St. Louis needs to retain graduates, attract new transplants, and re-engage existing residents. Much of it, we decided, boils down to the problems of perception and awareness, both locally and nationally. Many local perceptions are either outdated or take on a grass-is-greener stance that ignores many of the wonderful and unique resources we have here — beautiful building stock, tight street grids, an almost insanely low cost of living, and an abundance of culinary and cultural attractions, to name but a few. Even city advocates too often buy into using the same negative rhetoric, e.g. choosing “STL Doesn’t Suck” as a moniker vs. “STL is Pretty Swell.” Make no mistake, our region is one fraught with many deep-seated problems, but for the demographic, our prompt asked us to engage, what opportunity! To have influence, catalyze change, and forge connections, while at the same time living a rich, rewarding, and affordable life straight out of school is the stuff of dreams, yet something accessible and even part of everyday life for the recent graduates, activists, and entrepreneurs who call St. Louis home.

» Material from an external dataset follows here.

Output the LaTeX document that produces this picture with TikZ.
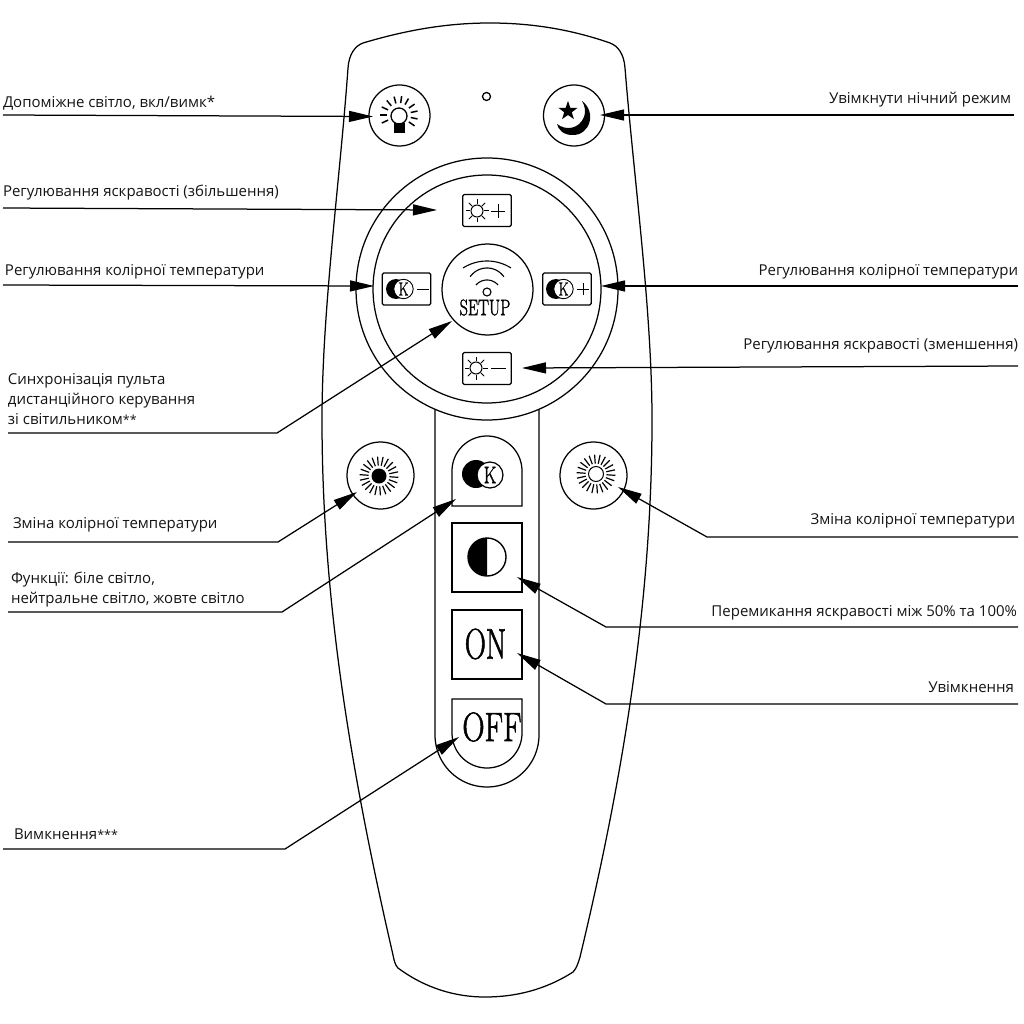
\documentclass[tikz,border=0pt]{standalone}
\usepackage{fontspec}
\setmainfont{Open Sans}
\newfontfamily\btnfont[RawFeature={embolden=1.6}]{Latin Modern Roman}
\usetikzlibrary{arrows.meta}
\tikzset{
  ln/.style={line width=1.25pt,black},
  lbl/.style={font=\fontsize{15}{18}\selectfont,inner sep=0pt,outer sep=0pt,text=black!92},
  lw/.style={lbl,anchor=base west},
  le/.style={lbl,anchor=base east},
  ring/.style={circle,draw,ln,fill=white,inner sep=0pt,outer sep=0pt,minimum size=#1},
  kbox/.style={rectangle,draw,ln,fill=white,rounded corners=1.5pt,inner sep=0pt,outer sep=0pt,minimum width=48.5pt,minimum height=32pt},
  sqbox/.style={rectangle,draw,ln,fill=white,inner sep=0pt,outer sep=0pt,minimum width=70pt,minimum height=69pt},
  arrowline/.style={ln,-{Triangle[length=24pt,width=11pt]}},
  btxt/.style={font=\btnfont,inner sep=0pt,outer sep=0pt},
  icon/.style={line width=1pt,black}
}
\newcommand{\SunIcon}[2]{%
  \draw[icon,fill=white] (#1,#2) circle (6);
  \foreach \a in {0,45,...,315}
    \draw[icon] ({#1+7*cos(\a)},{#2+7*sin(\a)}) -- ({#1+11.5*cos(\a)},{#2+11.5*sin(\a)});
}
\newcommand{\KIcon}[3]{% disc x, ring x, y
  \fill[black] (#1,#3) circle (10);
  \draw[line width=.9pt,fill=white] (#2,#3) circle (9.7);
  \node[btxt,font=\btnfont\fontsize{19}{19}\selectfont,xscale=.72] at (#2,#3) {K};
}
\newcommand{\smallstars}[1]{{\fontsize{12.5}{14}\selectfont #1}}
\begin{document}
\begin{tikzpicture}[x=1pt,y=-1pt]
\useasboundingbox (0,0) rectangle (1024,1024);
% body
\draw[ln,fill=white] (348,68) .. controls (349,54) and (355,46) .. (363,43)
  .. controls (410,29) and (450,23) .. (490,23)
  .. controls (530,23) and (570,29) .. (610,43)
  .. controls (618,46) and (624,54) .. (625,68)
  .. controls (634,180) and (652,310) .. (652,420)
  .. controls (652,610) and (620,790) .. (580,957)
  .. controls (578,964) and (576,969) .. (573,972)
  .. controls (545,990) and (515,997) .. (485,997)
  .. controls (455,997) and (425,988) .. (398,968)
  .. controls (395,965) and (394,960) .. (393,955)
  .. controls (355,790) and (322,610) .. (322,420)
  .. controls (322,310) and (340,180) .. (348,68) -- cycle;
% panel
\draw[ln,fill=white] (435,400) -- (435,735) -- plot[domain=180:0,samples=50] ({487+52*cos(\x)},{735+52*sin(\x)}) -- (539,400);
% main rings
\node[ring=262pt] (outer) at (487,289) {};
\node[ring=228pt] (inner) at (487,289) {};
\node[ring=91pt] (setup) at (487.5,289.5) {};
\node[ring=61pt] (aux) at (399.5,115.5) {};
\node[ring=61pt] (night) at (574,115.5) {};
\node[ring=8pt] (dot) at (486.5,96.5) {};
\node[ring=67pt] (sunL) at (380.5,475.5) {};
\node[ring=67pt] (sunR) at (593.5,475.5) {};
% aux icon
\foreach \a in {-205,-180,-155,-130,-105,-82,-60,-35,-12,12,35}
  \draw[line width=1.5pt] ({399+12*cos(\a)},{115+12*sin(\a)}) -- ({399+19*cos(\a)},{115+19*sin(\a)});
\draw[line width=1.3pt] (399,116) circle (8);
\fill (394,123) rectangle (405,133);
% night icon
\fill ({568+10*cos(-90)},{111+10*sin(-90)})
  \foreach \a in {-54,-18,18,54,90,126,162,198,234} {
    -- ({568+(mod(\a+90,72)==0 ? 10 : 4)*cos(\a)},{111+(mod(\a+90,72)==0 ? 10 : 4)*sin(\a)})
  } -- cycle;
\fill (582,101) .. controls (597,112) and (590,136) .. (572,135)
  .. controls (563,135) and (558,129) .. (557,124)
  .. controls (566,131) and (579,129) .. (584,117)
  .. controls (586,112) and (585,106) .. (582,101) -- cycle;
% setup icon
\draw[line width=1.1pt] plot[domain=-122.5:-57.5,samples=30] ({487+44.6*cos(\x)},{305.6+44.6*sin(\x)});
\draw[line width=1.1pt] plot[domain=-145:-35,samples=30] ({487+20.6*cos(\x)},{288.6+20.6*sin(\x)});
\draw[line width=1.1pt] plot[domain=-139:-41,samples=30] ({487+14.6*cos(\x)},{294.6+14.6*sin(\x)});
\draw[line width=1.1pt] (487,292) circle (4);
\node[btxt,font=\btnfont\fontsize{22.5}{22}\selectfont,xscale=.72] (setuptxt) at (485,307.5) {SETUP};
% small boxes
\node[kbox] (bup) at (487,210.5) {};
\node[kbox] (bdn) at (487,368.5) {};
\node[kbox] (kmin) at (406.5,289) {};
\node[kbox] (kpls) at (567,289) {};
\SunIcon{477}{211}
\draw[line width=.9pt] (491,211) -- (505,211) (498,204) -- (498,218);
\SunIcon{476}{368}
\draw[line width=.9pt] (491,368) -- (506,368);
\KIcon{396}{403.5}{289}
\draw[line width=.9pt] (417,289) -- (429,289);
\KIcon{556}{563.5}{289}
\draw[line width=.9pt] (577,289) -- (589,289) (583,283) -- (583,295);
% sun dials
\foreach \i in {1,...,22}
  \draw[line width=1.2pt] ({379+10.5*cos(\i*360/22+4)},{476+10.5*sin(\i*360/22+4)}) -- ({379+19.5*cos(\i*360/22+4)},{476+19.5*sin(\i*360/22+4)});
\fill (379,476) circle (7.5);
\foreach \i in {1,...,22}
  \draw[line width=1.2pt] ({596+10.5*cos(\i*360/22+4)},{474+10.5*sin(\i*360/22+4)}) -- ({596+19.5*cos(\i*360/22+4)},{474+19.5*sin(\i*360/22+4)});
\draw[line width=1pt] (596,474) circle (7.5);
% K button
\draw[ln,fill=white] (452,506) -- (452,471) -- plot[domain=180:360,samples=50] ({487+35*cos(\x)},{471+35*sin(\x)}) -- (522,506) -- cycle;
\fill (476,474) circle (14);
\draw[line width=1.2pt,fill=white] (490,475) circle (13);
\node[btxt,font=\btnfont\fontsize{24}{24}\selectfont,xscale=.72] (ktxt) at (490,475) {K};
% half button
\node[sqbox] (half) at (487,557.5) {};
\draw[line width=1.4pt,fill=white] (487,557) circle (19);
\fill plot[domain=90:270,samples=40] ({487+19*cos(\x)},{557+19*sin(\x)}) -- cycle;
% ON
\node[sqbox] (on) at (487,644.5) {};
\node[btxt,font=\btnfont\fontsize{43}{43}\selectfont,xscale=.68] (ontxt) at (485.5,644) {ON};
% OFF
\draw[ln,fill=white] (452,699) -- (522,699) -- (522,733) -- plot[domain=0:180,samples=50] ({487+35*cos(\x)},{733+35*sin(\x)}) -- cycle;
\node[btxt,font=\btnfont\fontsize{41}{41}\selectfont,xscale=.75] (offtxt) at (492,727) {OFF};
% connector coordinates
\coordinate (a1s) at (3,115); \coordinate (a1t) at (373,116.5);
\coordinate (a2s) at (1014,115); \coordinate (a2t) at (600,115);
\coordinate (a3s) at (3,208); \coordinate (a3t) at (437,210);
\coordinate (a4s) at (3,285); \coordinate (a4t) at (374,286);
\coordinate (a5s) at (1018,286); \coordinate (a5t) at (601,286);
\coordinate (a6s) at (1018,366); \coordinate (a6t) at (522,368);
\coordinate (a7s) at (8,433); \coordinate (a7e) at (277,433); \coordinate (a7t) at (452,321);
\coordinate (a8s) at (8,542); \coordinate (a8e) at (278,542); \coordinate (a8t) at (357,492);
\coordinate (a9s) at (8,612); \coordinate (a9e) at (282,612); \coordinate (a9t) at (456,499);
\coordinate (a10s) at (3,849); \coordinate (a10e) at (285,849); \coordinate (a10t) at (459,737);
\coordinate (a11s) at (1018,537); \coordinate (a11e) at (707,537); \coordinate (a11t) at (618,487);
\coordinate (a12s) at (1018,627); \coordinate (a12e) at (606,627); \coordinate (a12t) at (517,577);
\coordinate (a13s) at (1018,704); \coordinate (a13e) at (606,704); \coordinate (a13t) at (517,653);
% connectors
\draw[arrowline] (a1s) -- (a1t);
\draw[arrowline] (a2s) -- (a2t);
\draw[arrowline] (a3s) -- (a3t);
\draw[arrowline] (a4s) -- (a4t);
\draw[arrowline] (a5s) -- (a5t);
\draw[arrowline] (a6s) -- (a6t);
\draw[arrowline] (a7s) -- (a7e) -- (a7t);
\draw[arrowline] (a8s) -- (a8e) -- (a8t);
\draw[arrowline] (a9s) -- (a9e) -- (a9t);
\draw[arrowline] (a10s) -- (a10e) -- (a10t);
\draw[arrowline] (a11s) -- (a11e) -- (a11t);
\draw[arrowline] (a12s) -- (a12e) -- (a12t);
\draw[arrowline] (a13s) -- (a13e) -- (a13t);
% labels
\node[lw] (t1) at (3,108) {Допоміжне світло, вкл/вимк*};
\node[le] (t2) at (1011,104) {Увімкнути нічний режим};
\node[lw] (t3) at (3,197) {Регулювання яскравості (збільшення)};
\node[lw] (t4) at (5,275) {Регулювання колірної температури};
\node[le] (t5) at (1018,275) {Регулювання колірної температури};
\node[le] (t6) at (1018,349) {Регулювання яскравості (зменшення)};
\node[lw] (t7a) at (8,384) {Синхронізація пульта};
\node[lw] (t7b) at (8,404) {дистанційного керування};
\node[lw] (t7c) at (8,424) {зі світильником\smallstars{**}};
\node[lw] (t8) at (13,528) {Зміна колірної температури};
\node[lw] (t9a) at (11,583) {Функції: біле світло,};
\node[lw] (t9b) at (11,603) {нейтральне світло, жовте світло};
\node[lw] (t10) at (14,839) {Вимкнення\smallstars{***}};
\node[le] (t11) at (1015,524) {Зміна колірної температури};
\node[le] (t12) at (1017,616) {Перемикання яскравості між 50\% та 100\%};
\node[le] (t13) at (1014,692) {Увімкнення};
\end{tikzpicture}
\end{document}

Our solution, presented in the video below, engages both the hyper-involved and those less involved, serves as a tool for citizens, businesses, government, and outsiders, and functions as proof that our city is one of incredible vibrancy and activity:
On March 8th, the Contemporary Art Museum St. Louis was packed to the gills for the presentations. A total of 846 people came through the doors that night — 845, plus Mayor Slay himself. (Imagine the brightness had there been a beacon in Grand Center that night.) Even more exciting (for us) was the revelation from Patrick Brown that the Mayor would be standing with Brain Drain for our Q&A session and wearing one of our stickers. Brain Drain members Matt Ström and Tara Pham presented our idea, while the rest of us stood behind them in support. Hank and Mayor Slay were very supportive in the Q&A, and the response after the presentations ended was overwhelming and incredibly uplifting. So many people offered to help us make our idea a reality, complimented our presentation, or credited us with inspiring them to execute their own ideas. If nothing else but that last bit comes of GOOD Ideas for Cities, we’ll have accomplished something. Anything after that is just icing.